Dr. Richard Sporik from Poole Hospital, and colleagues collected data on 100 infants of atopic parents. The children were examined and skin prick tests and IgE measurements were taken yearly for the first 5 years. Bronchial hyperresponsiveness was measured when the subjects were 11 and 22 years of age. Of the 100 in the initial cohort, 73 were followed for 5 years, 67 for 11 years and 63 for 22 years.
Among the 23 adult subjects who reported wheezing in the past year, 15 had signs of bronchial hyperresponsiveness, indicating that these subjects were asthmatic.
Twenty-eight percent of the subjects exhibited wheeze before 2 years of age, but this was not significantly linked to developing adult asthma or adult wheezing (odds ratio 0.9) the researchers found.

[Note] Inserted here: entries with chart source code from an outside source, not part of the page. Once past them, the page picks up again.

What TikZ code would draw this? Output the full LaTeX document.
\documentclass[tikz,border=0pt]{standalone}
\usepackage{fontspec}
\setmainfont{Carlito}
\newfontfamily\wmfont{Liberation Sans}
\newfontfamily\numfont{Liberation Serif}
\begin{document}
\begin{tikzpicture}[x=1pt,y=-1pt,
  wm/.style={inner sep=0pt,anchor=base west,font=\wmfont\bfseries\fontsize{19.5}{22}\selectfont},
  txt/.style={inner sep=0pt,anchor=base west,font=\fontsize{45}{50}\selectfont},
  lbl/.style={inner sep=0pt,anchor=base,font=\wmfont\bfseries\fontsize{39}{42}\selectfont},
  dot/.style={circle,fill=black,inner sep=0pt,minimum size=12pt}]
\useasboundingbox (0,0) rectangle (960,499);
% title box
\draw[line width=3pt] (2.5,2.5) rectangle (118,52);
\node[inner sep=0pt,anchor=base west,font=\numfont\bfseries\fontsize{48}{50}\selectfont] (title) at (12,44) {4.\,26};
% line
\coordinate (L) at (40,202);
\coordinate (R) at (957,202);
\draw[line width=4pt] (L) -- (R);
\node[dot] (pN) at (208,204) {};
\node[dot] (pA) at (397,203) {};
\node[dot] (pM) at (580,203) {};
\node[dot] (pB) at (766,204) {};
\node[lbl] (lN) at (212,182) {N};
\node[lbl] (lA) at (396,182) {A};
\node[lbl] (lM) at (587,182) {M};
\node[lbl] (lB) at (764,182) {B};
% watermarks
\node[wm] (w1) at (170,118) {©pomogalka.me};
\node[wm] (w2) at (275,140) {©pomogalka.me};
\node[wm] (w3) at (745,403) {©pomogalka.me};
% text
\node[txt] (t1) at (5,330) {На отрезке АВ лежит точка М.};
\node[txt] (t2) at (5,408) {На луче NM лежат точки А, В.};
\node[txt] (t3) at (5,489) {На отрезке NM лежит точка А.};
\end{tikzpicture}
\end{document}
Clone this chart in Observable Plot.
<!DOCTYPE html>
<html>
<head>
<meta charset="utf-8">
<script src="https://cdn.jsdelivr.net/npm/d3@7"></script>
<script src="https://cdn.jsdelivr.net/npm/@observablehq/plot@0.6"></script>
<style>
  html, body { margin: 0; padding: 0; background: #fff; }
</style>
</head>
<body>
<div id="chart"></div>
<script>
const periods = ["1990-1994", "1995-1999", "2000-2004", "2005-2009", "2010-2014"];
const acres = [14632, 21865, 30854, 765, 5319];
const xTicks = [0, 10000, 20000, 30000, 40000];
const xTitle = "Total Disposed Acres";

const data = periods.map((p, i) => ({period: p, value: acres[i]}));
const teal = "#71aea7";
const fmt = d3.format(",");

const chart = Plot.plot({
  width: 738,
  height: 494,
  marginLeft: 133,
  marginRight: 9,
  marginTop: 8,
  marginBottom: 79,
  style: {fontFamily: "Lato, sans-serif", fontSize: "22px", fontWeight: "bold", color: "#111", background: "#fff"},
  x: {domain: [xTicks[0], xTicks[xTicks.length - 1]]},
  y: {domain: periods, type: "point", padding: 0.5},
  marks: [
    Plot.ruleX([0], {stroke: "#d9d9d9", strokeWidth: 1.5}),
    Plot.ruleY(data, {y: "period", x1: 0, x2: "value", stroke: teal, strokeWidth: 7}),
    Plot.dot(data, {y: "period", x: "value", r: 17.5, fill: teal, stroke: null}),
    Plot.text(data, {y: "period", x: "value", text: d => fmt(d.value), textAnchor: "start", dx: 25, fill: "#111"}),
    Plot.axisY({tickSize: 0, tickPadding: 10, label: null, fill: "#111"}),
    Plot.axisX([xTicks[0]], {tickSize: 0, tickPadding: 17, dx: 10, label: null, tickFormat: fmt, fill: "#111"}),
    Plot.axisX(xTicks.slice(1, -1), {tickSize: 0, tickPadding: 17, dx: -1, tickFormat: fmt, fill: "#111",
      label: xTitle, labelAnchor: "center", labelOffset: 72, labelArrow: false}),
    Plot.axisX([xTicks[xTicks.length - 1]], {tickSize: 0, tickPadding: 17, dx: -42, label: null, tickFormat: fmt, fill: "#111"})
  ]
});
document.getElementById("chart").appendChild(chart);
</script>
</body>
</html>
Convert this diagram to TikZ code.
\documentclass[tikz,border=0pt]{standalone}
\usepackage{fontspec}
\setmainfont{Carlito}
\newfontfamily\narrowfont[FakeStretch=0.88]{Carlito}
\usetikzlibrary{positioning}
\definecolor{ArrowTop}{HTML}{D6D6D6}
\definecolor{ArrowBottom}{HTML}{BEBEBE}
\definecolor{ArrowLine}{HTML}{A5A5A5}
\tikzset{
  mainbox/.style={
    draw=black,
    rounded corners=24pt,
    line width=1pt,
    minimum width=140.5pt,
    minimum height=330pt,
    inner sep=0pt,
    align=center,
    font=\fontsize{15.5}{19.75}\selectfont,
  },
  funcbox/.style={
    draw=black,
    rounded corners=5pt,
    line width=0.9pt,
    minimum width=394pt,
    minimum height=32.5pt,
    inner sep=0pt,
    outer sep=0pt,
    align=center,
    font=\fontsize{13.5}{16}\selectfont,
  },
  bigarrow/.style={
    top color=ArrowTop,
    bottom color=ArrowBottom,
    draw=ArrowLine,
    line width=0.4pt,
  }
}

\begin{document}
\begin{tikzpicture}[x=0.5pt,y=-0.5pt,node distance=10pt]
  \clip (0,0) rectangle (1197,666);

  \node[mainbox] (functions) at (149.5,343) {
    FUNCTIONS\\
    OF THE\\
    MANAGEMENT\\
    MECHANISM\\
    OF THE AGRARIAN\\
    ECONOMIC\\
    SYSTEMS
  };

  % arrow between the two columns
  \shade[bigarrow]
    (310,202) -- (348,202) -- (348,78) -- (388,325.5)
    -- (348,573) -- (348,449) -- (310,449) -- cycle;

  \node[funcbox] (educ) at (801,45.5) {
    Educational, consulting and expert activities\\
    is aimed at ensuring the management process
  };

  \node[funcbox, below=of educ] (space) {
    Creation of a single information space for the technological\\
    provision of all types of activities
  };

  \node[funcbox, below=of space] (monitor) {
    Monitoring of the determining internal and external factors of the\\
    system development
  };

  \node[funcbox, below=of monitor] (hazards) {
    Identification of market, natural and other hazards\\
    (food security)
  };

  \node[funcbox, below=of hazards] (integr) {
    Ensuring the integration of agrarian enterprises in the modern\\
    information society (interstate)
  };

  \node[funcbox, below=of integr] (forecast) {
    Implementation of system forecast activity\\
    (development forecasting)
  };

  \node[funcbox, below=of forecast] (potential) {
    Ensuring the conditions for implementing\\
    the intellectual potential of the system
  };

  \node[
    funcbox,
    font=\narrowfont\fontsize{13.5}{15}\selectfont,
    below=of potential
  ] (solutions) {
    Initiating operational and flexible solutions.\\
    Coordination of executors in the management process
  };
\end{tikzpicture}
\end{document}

The only independent predictor of adult asthma that emerged from the data was a positive skin test to hen's egg or cow's milk during the first year of life (odds ratio 10.7, p = 0.001), the UK team reports in the November issue of the Journal of Allergy and Clinical Immunology.
A positive test had a sensitivity of 57% and a specificity of 89%, Dr. Sporik and colleagues note. "The relatively low sensitivity (57%) indicates that many adult asthmatic subjects will not exhibit this early marker, but because of the low numbers, the estimation of sensitivity was not very reliable," they add.
"Overall, these results suggest that skin prick testing at 1 year of age merits further study as a marker of persistent adult asthma. At present, any therapeutic interventions in young children will need to be carefully balanced between potential benefits and the intrusiveness of the therapeutic program."